## RECORDS FOR PROCESSING:
--------------------------------------------------

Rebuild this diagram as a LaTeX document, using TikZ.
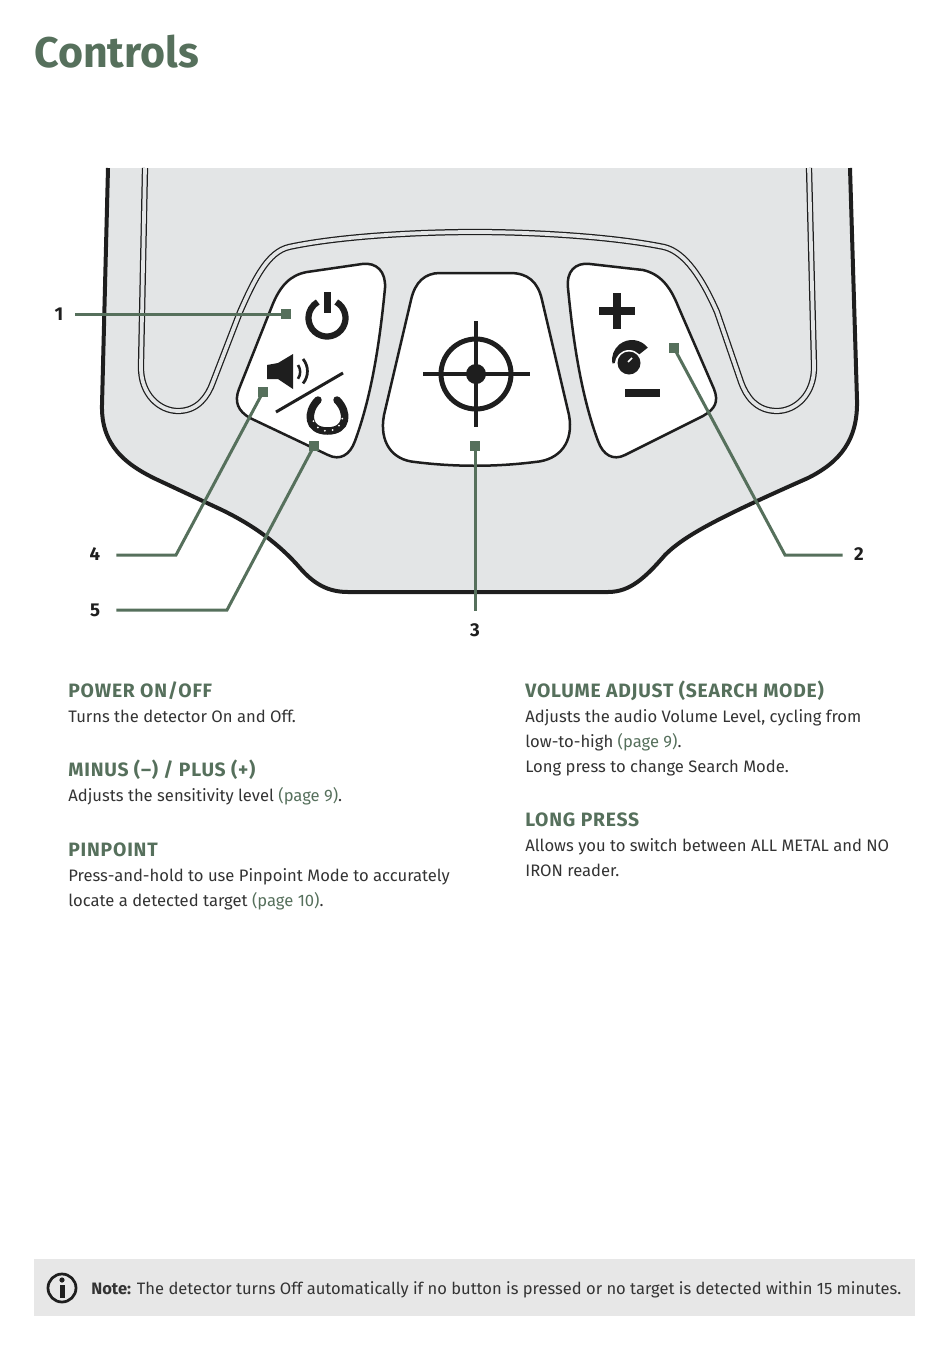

--------------------------------------------------

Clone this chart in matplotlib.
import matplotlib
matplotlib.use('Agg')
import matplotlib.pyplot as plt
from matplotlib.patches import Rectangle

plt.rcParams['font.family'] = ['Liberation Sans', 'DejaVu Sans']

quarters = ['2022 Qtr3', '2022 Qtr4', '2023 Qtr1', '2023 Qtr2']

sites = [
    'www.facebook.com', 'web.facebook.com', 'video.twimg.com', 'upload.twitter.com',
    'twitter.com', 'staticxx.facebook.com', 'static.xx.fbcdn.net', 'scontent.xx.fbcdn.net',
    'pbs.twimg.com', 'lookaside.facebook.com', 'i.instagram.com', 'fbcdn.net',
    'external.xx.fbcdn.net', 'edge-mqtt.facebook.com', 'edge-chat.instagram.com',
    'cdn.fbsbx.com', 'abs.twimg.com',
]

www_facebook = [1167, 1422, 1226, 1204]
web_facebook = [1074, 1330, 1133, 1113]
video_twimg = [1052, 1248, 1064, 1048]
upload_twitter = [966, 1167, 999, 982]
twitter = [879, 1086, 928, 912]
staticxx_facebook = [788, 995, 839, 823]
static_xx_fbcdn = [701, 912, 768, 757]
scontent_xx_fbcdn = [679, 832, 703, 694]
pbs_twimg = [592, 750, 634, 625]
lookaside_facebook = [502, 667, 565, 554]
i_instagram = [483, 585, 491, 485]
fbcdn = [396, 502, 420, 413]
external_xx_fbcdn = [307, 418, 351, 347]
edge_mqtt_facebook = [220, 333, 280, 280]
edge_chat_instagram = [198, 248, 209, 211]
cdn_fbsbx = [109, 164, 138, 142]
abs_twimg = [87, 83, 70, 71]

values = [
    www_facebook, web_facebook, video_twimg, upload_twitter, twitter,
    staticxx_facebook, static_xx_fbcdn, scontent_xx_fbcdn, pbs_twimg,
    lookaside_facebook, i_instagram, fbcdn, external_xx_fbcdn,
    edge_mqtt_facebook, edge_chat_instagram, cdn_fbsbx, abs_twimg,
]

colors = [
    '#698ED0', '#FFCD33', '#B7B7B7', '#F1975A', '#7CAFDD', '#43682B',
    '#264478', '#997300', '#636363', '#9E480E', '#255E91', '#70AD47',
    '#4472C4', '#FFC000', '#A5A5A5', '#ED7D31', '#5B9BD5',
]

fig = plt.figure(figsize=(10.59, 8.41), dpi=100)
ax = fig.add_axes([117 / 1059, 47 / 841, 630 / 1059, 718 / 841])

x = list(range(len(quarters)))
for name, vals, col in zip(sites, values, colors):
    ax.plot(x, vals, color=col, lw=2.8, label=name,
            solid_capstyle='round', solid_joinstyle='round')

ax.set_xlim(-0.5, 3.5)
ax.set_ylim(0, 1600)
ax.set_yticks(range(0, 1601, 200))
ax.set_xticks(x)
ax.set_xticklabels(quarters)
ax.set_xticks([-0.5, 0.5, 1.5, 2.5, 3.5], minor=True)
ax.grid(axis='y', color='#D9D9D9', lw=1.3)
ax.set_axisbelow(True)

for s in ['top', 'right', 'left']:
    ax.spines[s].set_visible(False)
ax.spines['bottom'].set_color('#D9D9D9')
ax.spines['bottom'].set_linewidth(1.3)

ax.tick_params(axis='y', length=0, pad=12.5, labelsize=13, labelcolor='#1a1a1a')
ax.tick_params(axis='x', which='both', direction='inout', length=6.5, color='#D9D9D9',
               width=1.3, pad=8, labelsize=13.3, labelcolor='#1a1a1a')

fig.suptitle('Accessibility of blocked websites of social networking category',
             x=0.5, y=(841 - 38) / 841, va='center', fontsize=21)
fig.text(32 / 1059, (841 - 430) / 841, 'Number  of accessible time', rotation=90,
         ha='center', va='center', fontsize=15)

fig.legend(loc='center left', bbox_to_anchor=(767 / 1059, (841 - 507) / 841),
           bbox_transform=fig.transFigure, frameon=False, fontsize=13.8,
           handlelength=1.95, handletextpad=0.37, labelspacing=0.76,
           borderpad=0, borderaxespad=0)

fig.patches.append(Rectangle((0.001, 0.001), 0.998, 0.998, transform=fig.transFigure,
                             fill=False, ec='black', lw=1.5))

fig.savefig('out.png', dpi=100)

--------------------------------------------------

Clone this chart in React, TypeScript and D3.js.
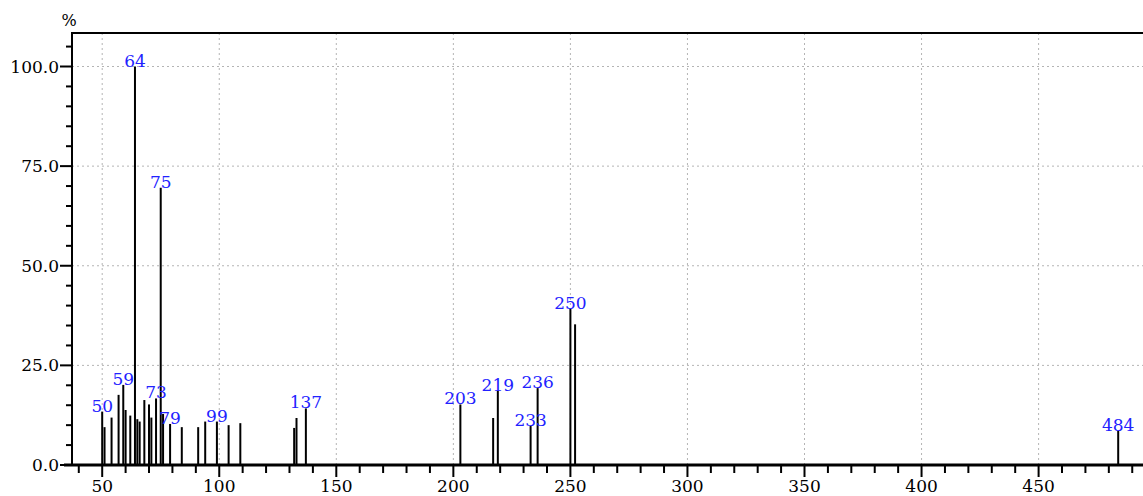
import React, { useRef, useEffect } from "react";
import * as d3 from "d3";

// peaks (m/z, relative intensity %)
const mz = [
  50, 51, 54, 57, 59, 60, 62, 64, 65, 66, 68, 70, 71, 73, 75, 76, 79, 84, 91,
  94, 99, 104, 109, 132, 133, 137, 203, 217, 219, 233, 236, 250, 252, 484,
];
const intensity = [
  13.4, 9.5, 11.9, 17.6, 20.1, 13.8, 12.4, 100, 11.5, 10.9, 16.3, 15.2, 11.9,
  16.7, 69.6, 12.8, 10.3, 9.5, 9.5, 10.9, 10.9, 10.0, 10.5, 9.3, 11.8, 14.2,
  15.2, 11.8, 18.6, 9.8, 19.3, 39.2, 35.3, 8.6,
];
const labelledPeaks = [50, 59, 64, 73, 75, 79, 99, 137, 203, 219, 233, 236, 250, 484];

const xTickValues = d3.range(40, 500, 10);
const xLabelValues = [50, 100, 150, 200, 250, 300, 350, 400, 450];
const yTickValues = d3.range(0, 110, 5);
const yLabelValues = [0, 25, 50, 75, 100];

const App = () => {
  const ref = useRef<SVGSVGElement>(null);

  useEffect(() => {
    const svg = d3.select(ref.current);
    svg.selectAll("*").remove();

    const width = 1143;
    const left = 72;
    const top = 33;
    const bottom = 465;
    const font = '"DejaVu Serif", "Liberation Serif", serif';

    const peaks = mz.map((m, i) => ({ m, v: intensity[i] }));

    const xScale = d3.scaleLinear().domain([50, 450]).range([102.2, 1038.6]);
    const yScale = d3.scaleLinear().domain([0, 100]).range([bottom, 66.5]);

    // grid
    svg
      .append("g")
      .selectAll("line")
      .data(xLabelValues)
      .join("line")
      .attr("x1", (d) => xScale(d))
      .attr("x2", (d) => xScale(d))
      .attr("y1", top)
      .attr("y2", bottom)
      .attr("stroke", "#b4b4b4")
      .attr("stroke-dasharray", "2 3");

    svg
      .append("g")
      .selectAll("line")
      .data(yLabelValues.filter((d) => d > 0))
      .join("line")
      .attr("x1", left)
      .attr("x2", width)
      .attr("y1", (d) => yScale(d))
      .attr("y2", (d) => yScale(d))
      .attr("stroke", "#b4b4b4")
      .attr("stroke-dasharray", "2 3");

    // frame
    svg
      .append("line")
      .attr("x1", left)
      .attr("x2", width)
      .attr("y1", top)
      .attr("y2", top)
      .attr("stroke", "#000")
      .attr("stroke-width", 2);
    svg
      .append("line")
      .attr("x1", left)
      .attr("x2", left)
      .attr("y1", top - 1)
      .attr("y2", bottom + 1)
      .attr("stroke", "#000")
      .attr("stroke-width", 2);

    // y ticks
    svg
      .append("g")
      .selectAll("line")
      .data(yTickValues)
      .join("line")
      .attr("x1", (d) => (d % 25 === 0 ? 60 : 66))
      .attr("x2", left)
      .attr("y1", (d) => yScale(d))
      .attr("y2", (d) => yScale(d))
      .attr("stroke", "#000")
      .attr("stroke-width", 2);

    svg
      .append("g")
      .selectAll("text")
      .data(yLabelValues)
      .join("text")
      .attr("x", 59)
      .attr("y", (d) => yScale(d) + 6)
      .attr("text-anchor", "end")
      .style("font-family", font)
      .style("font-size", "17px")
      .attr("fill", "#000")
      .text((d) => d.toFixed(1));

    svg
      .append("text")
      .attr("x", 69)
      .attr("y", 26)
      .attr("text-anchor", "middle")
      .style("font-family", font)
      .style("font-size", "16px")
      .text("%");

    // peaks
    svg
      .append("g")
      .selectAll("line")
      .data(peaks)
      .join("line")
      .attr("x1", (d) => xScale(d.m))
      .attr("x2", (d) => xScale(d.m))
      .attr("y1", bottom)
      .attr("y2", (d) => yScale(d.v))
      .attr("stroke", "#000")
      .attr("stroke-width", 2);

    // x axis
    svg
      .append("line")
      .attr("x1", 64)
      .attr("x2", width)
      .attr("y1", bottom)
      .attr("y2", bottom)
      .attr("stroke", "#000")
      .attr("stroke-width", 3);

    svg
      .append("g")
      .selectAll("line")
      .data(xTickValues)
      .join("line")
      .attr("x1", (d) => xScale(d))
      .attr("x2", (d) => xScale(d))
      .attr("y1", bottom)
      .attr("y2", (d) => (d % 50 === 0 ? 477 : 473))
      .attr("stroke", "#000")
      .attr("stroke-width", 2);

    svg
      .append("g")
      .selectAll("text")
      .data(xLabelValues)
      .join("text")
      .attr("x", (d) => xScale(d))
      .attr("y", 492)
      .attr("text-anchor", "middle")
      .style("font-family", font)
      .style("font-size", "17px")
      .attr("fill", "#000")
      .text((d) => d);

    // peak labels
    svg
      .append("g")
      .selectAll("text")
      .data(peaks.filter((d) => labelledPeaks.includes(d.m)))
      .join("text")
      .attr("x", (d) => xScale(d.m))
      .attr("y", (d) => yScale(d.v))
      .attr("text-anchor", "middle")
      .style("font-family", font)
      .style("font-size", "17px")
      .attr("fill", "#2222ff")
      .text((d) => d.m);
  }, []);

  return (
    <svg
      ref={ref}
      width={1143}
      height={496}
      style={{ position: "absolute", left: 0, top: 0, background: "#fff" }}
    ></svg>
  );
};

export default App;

--------------------------------------------------

## TASK INSTRUCTIONS:
Pull out all lines in the data above that include "matplotlib".

## RESULT:
Clone this chart in matplotlib.
import matplotlib
matplotlib.use('Agg')
import matplotlib.pyplot as plt
from matplotlib.patches import Rectangle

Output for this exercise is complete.